Raised in Damascus, and having spent most of his life in Germany, Bassam Tibi is a leading expert in radical Islam, sharia law, and Muslim intellectual history more broadly. He is also a passionate critic of Islamism, and an advocate for enlightened Islam rooted in the ideas of the great Muslim philosophers of yore. Although brought up—by his own admission—to be an anti-Semite, Tibi credits Jewish thinkers such as Ernst Bloch not only with his discarding of this prejudice, but with his current ideas about his own religion. Ed Husain writes:
Ernst Bloch anchored Tibi’s thinking in Islamic rationalism. Bloch wrote about Ibn Sina [a/k/a Avicenna]—born in the Samanid Empire in around 980, the golden age of Muslim civilization—who had plenty to say about human equality and the intertwining of Arabic and western thought.

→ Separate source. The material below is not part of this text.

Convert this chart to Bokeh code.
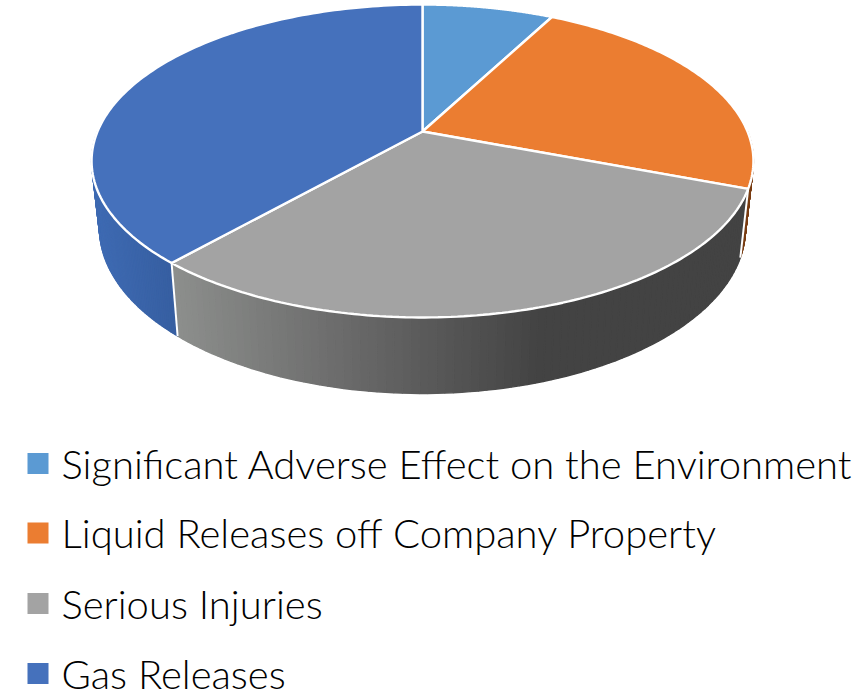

“Bloch says the [European] Enlightenment started in medieval Islam,” Tibi tells me. Tibi makes an important distinction between “mufti Islam,” the world of the fatwa-givers (a type of Islam that’s on the rise in Britain too), and the world of Enlightenment Islam, highlighted by Bloch. The mufti world of Islam is “leading Muslims backwards,” Tibi says. He seeks to explain, revive, and promote the Islam of early Enlightenment—the “Islam of Light.”
I ask him when he first noticed that something was going wrong in the Muslim world. “It started with the Six-Day War,” he says. Israel’s victory was a massive humiliation for the secular Arab regimes in the eyes of their citizens, especially when Israel gained the Gaza Strip and the Sinai Peninsula from Egypt. At the time, Tibi hoped that the response to this would be a new Arab Enlightenment. Instead, religious extremists rose to positions of power.
Using the language of medieval Muslim rationalists from al-Farabi to Ibn Rushd, famous in the Latin West as Averroes, Tibi defines Islam of the Enlightenment as advocating the primacy of reason. He also takes a definition of Enlightenment from Kant: that reason is the court in front of which everything must establish itself. But Ibn Rushd made this point in the 12th century, he says.